Le Fonds de garantie conteste que cette dernière condition soit remplie.
C'est cependant à juste titre que la Civi a considéré que l'article 706-14 du code de procédure pénale devait être interprété en ce sens qu'il n'est pas exigé que la situation matérielle et psychologique grave de la victime permettant l'indemnisation, résulte de l'infraction elle même mais qu'il est seulement nécessaire que cette situation soit la conséquence de l'absence d'indemnisation du préjudice résultant de l'infraction.

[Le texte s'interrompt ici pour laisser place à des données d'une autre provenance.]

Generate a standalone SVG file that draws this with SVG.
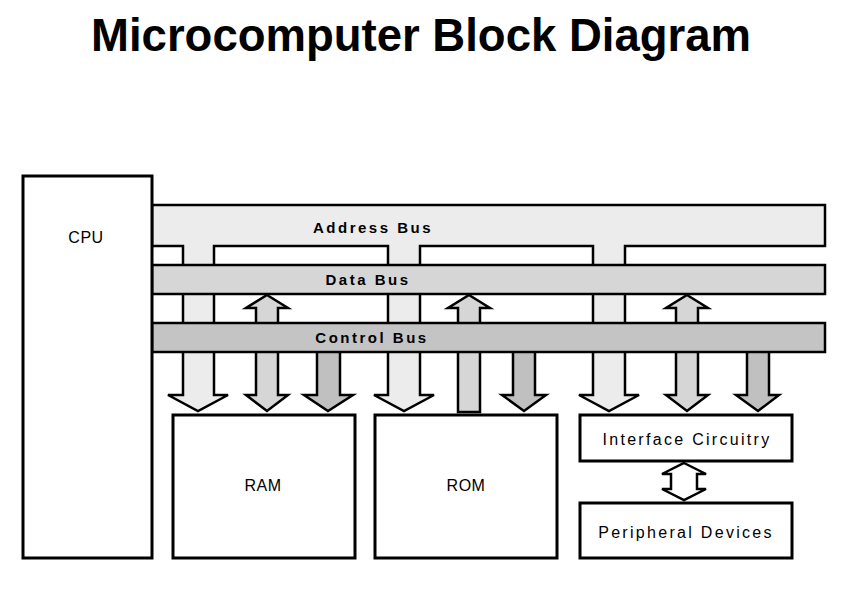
<svg xmlns="http://www.w3.org/2000/svg" width="855" height="599" viewBox="0 0 855 599">
<style>
.t{font-family:"Liberation Sans",Arial,sans-serif;fill:#000}
.bl{font-size:15px;font-weight:bold;letter-spacing:2.5px}
.bx{fill:#fff;stroke:#000;stroke-width:3}
.lb{font-size:16px;letter-spacing:0.5px}
.wide{letter-spacing:2.3px}
.ln{stroke:#000;stroke-width:2.5;stroke-linejoin:miter}
</style>
<rect width="855" height="599" fill="#fff"/>
<text class="t" x="421" y="51" text-anchor="middle" font-size="45.5" font-weight="bold">Microcomputer Block Diagram</text>
<g id="connectors">
<path id="address-bus" class="ln" fill="#ececec" d="M152,205 H825 V246 H625 V395 H639 L609,411 L579,395 H593 V246 H420 V395 H434 L404,411 L374,395 H388 V246 H214 V395 H228 L198,411 L168,395 H183 V246 H152 Z"/>
<path class="ln" fill="#d6d6d6" d="M267,295 L288,308 H278 V395 H288 L267,411 L246,395 H256 V308 H246 Z"/>
<path class="ln" fill="#d6d6d6" d="M469,295 L490,308 H480 V412 H458 V308 H448 Z"/>
<path class="ln" fill="#d6d6d6" d="M687,295 L708,308 H698 V395 H708 L687,411 L666,395 H676 V308 H666 Z"/>
<rect id="data-bus" class="ln" x="152" y="265" width="673" height="29" fill="#d6d6d6" stroke-width="3.5"/>
<path class="ln" fill="#c0c0c0" d="M317,340 H340 V395 H353 L328,411 L304,395 H317 Z"/>
<path class="ln" fill="#c0c0c0" d="M513,340 H535 V395 H546 L524,411 L502,395 H513 Z"/>
<path class="ln" fill="#c0c0c0" d="M747,340 H769 V395 H779 L758,411 L736,395 H747 Z"/>
<rect id="control-bus" class="ln" x="152" y="323" width="673" height="29" fill="#c4c4c4"/>
<path class="ln" fill="#fff" d="M684,463 L706,474 H697 V489 H706 L684,500 L662,489 H671 V474 H662 Z"/>
<text class="t bl" x="373" y="233" text-anchor="middle">Address Bus</text>
<text class="t bl" x="368" y="285" text-anchor="middle">Data Bus</text>
<text class="t bl" x="372" y="343" text-anchor="middle">Control Bus</text>
</g>
<g id="cpu"><rect class="bx" x="23" y="176" width="129" height="382"/><text class="t lb" x="86" y="243" text-anchor="middle">CPU</text></g>
<g id="ram"><rect class="bx" x="173" y="415" width="182" height="143"/><text class="t lb" x="263" y="491" text-anchor="middle">RAM</text></g>
<g id="rom"><rect class="bx" x="375" y="415" width="182" height="143"/><text class="t lb" x="466" y="491" text-anchor="middle">ROM</text></g>
<g id="interface"><rect class="bx" x="580" y="415" width="212" height="46"/><text class="t lb wide" x="687" y="445" text-anchor="middle">Interface Circuitry</text></g>
<g id="peripheral"><rect class="bx" x="580" y="503" width="212" height="55"/><text class="t lb wide" x="686" y="538" text-anchor="middle">Peripheral Devices</text></g>
</svg>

La CIVI a en outre par de justes motifs qu'il convient d'adopter retenu que les attestation et les avis médicaux produits, dont le contenu n'est pas discuté par le Fonds de Garantie, établissent le lien existant entre l'absence d'indemnisation et la situation matérielle et les troubles psychologiques graves subis par Mme X....
La décision entreprise doit donc être confirmée sur le principe du droit à l'indemnisation de l'intéressée.
Le plafond de garantie
L'indemnité à laquelle peut prétendre la victime en application de l'article 706-14 du code de procédure pénale est limitée au triple du montant mensuel du plafond de ressources pour bénéficier de l'aide juridictionnelle partielle qui est de 1393 ¿.

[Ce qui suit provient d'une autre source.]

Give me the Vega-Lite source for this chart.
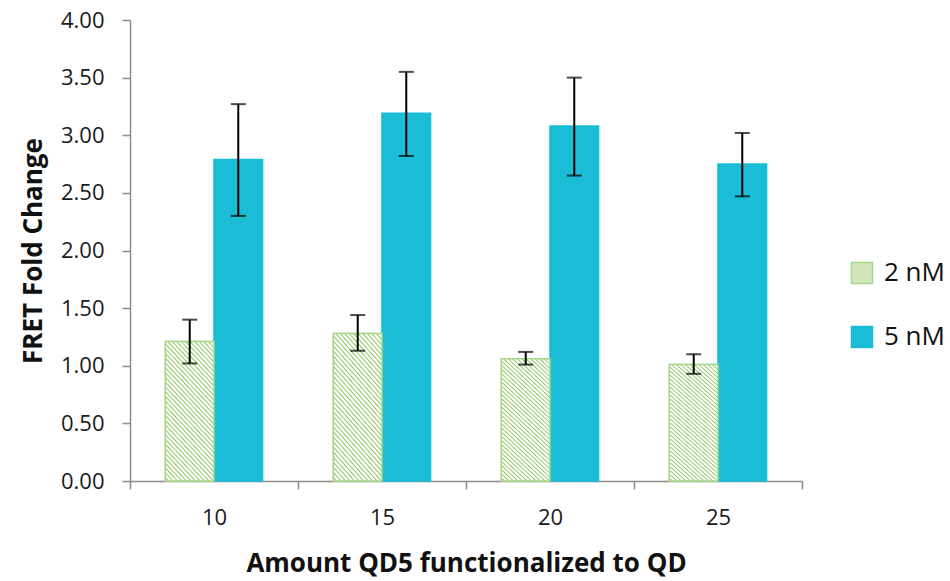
{
  "$schema": "https://vega.github.io/schema/vega-lite/v6.json",
  "width": 672,
  "height": 461,
  "autosize": "none",
  "padding": {"left": 130, "top": 20, "right": 148, "bottom": 100},
  "background": "white",
  "config": {"view": {"stroke": null}, "font": "Open Sans"},
  "data": {"values": [
    {"amount": "10", "series": "2 nM", "value": 1.21, "lo": 1.02, "hi": 1.40},
    {"amount": "10", "series": "5 nM", "value": 2.79, "lo": 2.30, "hi": 3.27},
    {"amount": "15", "series": "2 nM", "value": 1.28, "lo": 1.13, "hi": 1.44},
    {"amount": "15", "series": "5 nM", "value": 3.19, "lo": 2.82, "hi": 3.55},
    {"amount": "20", "series": "2 nM", "value": 1.06, "lo": 1.01, "hi": 1.12},
    {"amount": "20", "series": "5 nM", "value": 3.08, "lo": 2.65, "hi": 3.50},
    {"amount": "25", "series": "2 nM", "value": 1.01, "lo": 0.93, "hi": 1.10},
    {"amount": "25", "series": "5 nM", "value": 2.75, "lo": 2.47, "hi": 3.02}
  ]},
  "encoding": {
    "x": {
      "field": "amount", "type": "nominal",
      "scale": {"paddingInner": 0, "paddingOuter": 0},
      "axis": {
        "title": "Amount QD5 functionalized to QD",
        "labelAngle": 0, "tickBand": "extent",
        "labelFontSize": 22, "labelColor": "#1a1a1a", "labelPadding": 18,
        "tickSize": 8, "tickColor": "#8c8c8c", "tickWidth": 1.5,
        "domainColor": "#8c8c8c", "domainWidth": 1.5,
        "titleFontSize": 26, "titleFontWeight": "bold", "titleColor": "#111", "titlePadding": 22
      }
    },
    "xOffset": {"field": "series", "type": "nominal", "scale": {"domain": ["2 nM", "5 nM"], "paddingInner": 0, "paddingOuter": 0.73}}
  },
  "layer": [
    {
      "mark": {"type": "bar", "strokeWidth": 1.5},
      "encoding": {
        "y": {"field": "value", "type": "quantitative", "scale": {"domain": [0, 4], "nice": false},
          "axis": {"title": "FRET Fold Change", "values": [0, 0.5, 1, 1.5, 2, 2.5, 3, 3.5, 4], "format": ".2f",
            "labelFontSize": 22, "labelColor": "#1a1a1a", "labelPadding": 18, "tickSize": 8, "tickColor": "#8c8c8c", "tickWidth": 1.5,
            "domainColor": "#8c8c8c", "domainWidth": 1.5, "grid": false,
            "titleFontSize": 26, "titleFontWeight": "bold", "titleColor": "#111", "titlePadding": 14}},
        "fill": {"field": "series", "type": "nominal",
          "scale": {"domain": ["2 nM", "5 nM"], "range": ["#CFE7B8", "#1ABCD6"]},
          "legend": {"title": null, "orient": "none", "legendX": 719, "legendY": 240, "symbolType": "square", "symbolSize": 441,
            "labelFontSize": 26, "labelColor": "#111", "rowPadding": 36, "labelOffset": 9, "symbolStrokeWidth": 1.5}
        },
        "stroke": {"field": "series", "type": "nominal",
          "scale": {"domain": ["2 nM", "5 nM"], "range": ["#A9D68C", "#1ABCD6"]},
          "legend": {"title": null, "orient": "none", "legendX": 719, "legendY": 240, "symbolType": "square", "symbolSize": 441,
            "labelFontSize": 26, "labelColor": "#111", "rowPadding": 36, "labelOffset": 9, "symbolStrokeWidth": 1.5}
        }
      }
    },
    {
      "transform": [{"filter": "datum.series === '2 nM'"}],
      "mark": {"type": "bar", "strokeWidth": 1.5, "stroke": "#A9D68C",
        "fill": {"gradient": "linear", "x1": 0, "y1": 1, "x2": 0.446, "y2": -0.205, "stops": [
          {"offset": 0.000, "color": "#ffffff"}, {"offset": 0.010, "color": "#ffffff"}, {"offset": 0.0175, "color": "#8CC65E"},
          {"offset": 0.025, "color": "#ffffff"}, {"offset": 0.035, "color": "#ffffff"}, {"offset": 0.0425, "color": "#8CC65E"},
          {"offset": 0.050, "color": "#ffffff"}, {"offset": 0.060, "color": "#ffffff"}, {"offset": 0.0675, "color": "#8CC65E"},
          {"offset": 0.075, "color": "#ffffff"}, {"offset": 0.085, "color": "#ffffff"}, {"offset": 0.0925, "color": "#8CC65E"},
          {"offset": 0.100, "color": "#ffffff"}, {"offset": 0.110, "color": "#ffffff"}, {"offset": 0.1175, "color": "#8CC65E"},
          {"offset": 0.125, "color": "#ffffff"}, {"offset": 0.135, "color": "#ffffff"}, {"offset": 0.1425, "color": "#8CC65E"},
          {"offset": 0.150, "color": "#ffffff"}, {"offset": 0.160, "color": "#ffffff"}, {"offset": 0.1675, "color": "#8CC65E"},
          {"offset": 0.175, "color": "#ffffff"}, {"offset": 0.185, "color": "#ffffff"}, {"offset": 0.1925, "color": "#8CC65E"},
          {"offset": 0.200, "color": "#ffffff"}, {"offset": 0.210, "color": "#ffffff"}, {"offset": 0.2175, "color": "#8CC65E"},
          {"offset": 0.225, "color": "#ffffff"}, {"offset": 0.235, "color": "#ffffff"}, {"offset": 0.2425, "color": "#8CC65E"},
          {"offset": 0.250, "color": "#ffffff"}, {"offset": 0.260, "color": "#ffffff"}, {"offset": 0.2675, "color": "#8CC65E"},
          {"offset": 0.275, "color": "#ffffff"}, {"offset": 0.285, "color": "#ffffff"}, {"offset": 0.2925, "color": "#8CC65E"},
          {"offset": 0.300, "color": "#ffffff"}, {"offset": 0.310, "color": "#ffffff"}, {"offset": 0.3175, "color": "#8CC65E"},
          {"offset": 0.325, "color": "#ffffff"}, {"offset": 0.335, "color": "#ffffff"}, {"offset": 0.3425, "color": "#8CC65E"},
          {"offset": 0.350, "color": "#ffffff"}, {"offset": 0.360, "color": "#ffffff"}, {"offset": 0.3675, "color": "#8CC65E"},
          {"offset": 0.375, "color": "#ffffff"}, {"offset": 0.385, "color": "#ffffff"}, {"offset": 0.3925, "color": "#8CC65E"},
          {"offset": 0.400, "color": "#ffffff"}, {"offset": 0.410, "color": "#ffffff"}, {"offset": 0.4175, "color": "#8CC65E"},
          {"offset": 0.425, "color": "#ffffff"}, {"offset": 0.435, "color": "#ffffff"}, {"offset": 0.4425, "color": "#8CC65E"},
          {"offset": 0.450, "color": "#ffffff"}, {"offset": 0.460, "color": "#ffffff"}, {"offset": 0.4675, "color": "#8CC65E"},
          {"offset": 0.475, "color": "#ffffff"}, {"offset": 0.485, "color": "#ffffff"}, {"offset": 0.4925, "color": "#8CC65E"},
          {"offset": 0.500, "color": "#ffffff"}, {"offset": 0.510, "color": "#ffffff"}, {"offset": 0.5175, "color": "#8CC65E"},
          {"offset": 0.525, "color": "#ffffff"}, {"offset": 0.535, "color": "#ffffff"}, {"offset": 0.5425, "color": "#8CC65E"},
          {"offset": 0.550, "color": "#ffffff"}, {"offset": 0.560, "color": "#ffffff"}, {"offset": 0.5675, "color": "#8CC65E"},
          {"offset": 0.575, "color": "#ffffff"}, {"offset": 0.585, "color": "#ffffff"}, {"offset": 0.5925, "color": "#8CC65E"},
          {"offset": 0.600, "color": "#ffffff"}, {"offset": 0.610, "color": "#ffffff"}, {"offset": 0.6175, "color": "#8CC65E"},
          {"offset": 0.625, "color": "#ffffff"}, {"offset": 0.635, "color": "#ffffff"}, {"offset": 0.6425, "color": "#8CC65E"},
          {"offset": 0.650, "color": "#ffffff"}, {"offset": 0.660, "color": "#ffffff"}, {"offset": 0.6675, "color": "#8CC65E"},
          {"offset": 0.675, "color": "#ffffff"}, {"offset": 0.685, "color": "#ffffff"}, {"offset": 0.6925, "color": "#8CC65E"},
          {"offset": 0.700, "color": "#ffffff"}, {"offset": 0.710, "color": "#ffffff"}, {"offset": 0.7175, "color": "#8CC65E"},
          {"offset": 0.725, "color": "#ffffff"}, {"offset": 0.735, "color": "#ffffff"}, {"offset": 0.7425, "color": "#8CC65E"},
          {"offset": 0.750, "color": "#ffffff"}, {"offset": 0.760, "color": "#ffffff"}, {"offset": 0.7675, "color": "#8CC65E"},
          {"offset": 0.775, "color": "#ffffff"}, {"offset": 0.785, "color": "#ffffff"}, {"offset": 0.7925, "color": "#8CC65E"},
          {"offset": 0.800, "color": "#ffffff"}, {"offset": 0.810, "color": "#ffffff"}, {"offset": 0.8175, "color": "#8CC65E"},
          {"offset": 0.825, "color": "#ffffff"}, {"offset": 0.835, "color": "#ffffff"}, {"offset": 0.8425, "color": "#8CC65E"},
          {"offset": 0.850, "color": "#ffffff"}, {"offset": 0.860, "color": "#ffffff"}, {"offset": 0.8675, "color": "#8CC65E"},
          {"offset": 0.875, "color": "#ffffff"}, {"offset": 0.885, "color": "#ffffff"}, {"offset": 0.8925, "color": "#8CC65E"},
          {"offset": 0.900, "color": "#ffffff"}, {"offset": 0.910, "color": "#ffffff"}, {"offset": 0.9175, "color": "#8CC65E"},
          {"offset": 0.925, "color": "#ffffff"}, {"offset": 0.935, "color": "#ffffff"}, {"offset": 0.9425, "color": "#8CC65E"},
          {"offset": 0.950, "color": "#ffffff"}, {"offset": 0.960, "color": "#ffffff"}, {"offset": 0.9675, "color": "#8CC65E"},
          {"offset": 0.975, "color": "#ffffff"}, {"offset": 0.985, "color": "#ffffff"}, {"offset": 0.9925, "color": "#8CC65E"},
          {"offset": 1.000, "color": "#ffffff"}
        ]}
      },
      "encoding": {
        "y": {"field": "value", "type": "quantitative", "axis": {"title": "FRET Fold Change"}}
      }
    },
    {
      "mark": {"type": "rule", "color": "black", "strokeWidth": 2},
      "encoding": {
        "y": {"field": "lo", "type": "quantitative", "axis": {"title": "FRET Fold Change"}},
        "y2": {"field": "hi"}
      }
    },
    {
      "mark": {"type": "tick", "color": "black", "thickness": 2, "size": 15},
      "encoding": {"y": {"field": "lo", "type": "quantitative", "axis": {"title": "FRET Fold Change"}}}
    },
    {
      "mark": {"type": "tick", "color": "black", "thickness": 2, "size": 15},
      "encoding": {"y": {"field": "hi", "type": "quantitative", "axis": {"title": "FRET Fold Change"}}}
    }
  ]
}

C'est donc à juste titre que le Fonds de Garantie demande qu'elle soit limitée à :
1393 x 3 = 4. 179 ¿.
La décision attaquée sera donc infirmée sur ce point.
Article 700 du code de procédure civile
Il ne sera pas fait application de ce texte au profit de Mme X....
Les dépens
Il doivent dans tous les cas être mis à la charge du Trésor et non à la charge du Fonds de Garantie (R 92- 15eme du code de procédure pénale) comme le réclame Mme X....
PAR CES MOTIFS
la cour
Confirme la décision attaquée sur le principe du droit à indemnisation de Mme X....
L'infirme sur le montant de la somme qui doit lui être attribuée et statuant à nouveau sur ce point :
Fixe à 4 179 ¿ le montant de l'indemnité revenant à Mme X....
Laisse les dépens à la charge du Trésor Public.
Le présent arrêt a été signé par Henriette Filhouse, Présidente, et par Sylvie Hayet, greffier, auquel la minute de la décision a été remise par le magistrat signataire.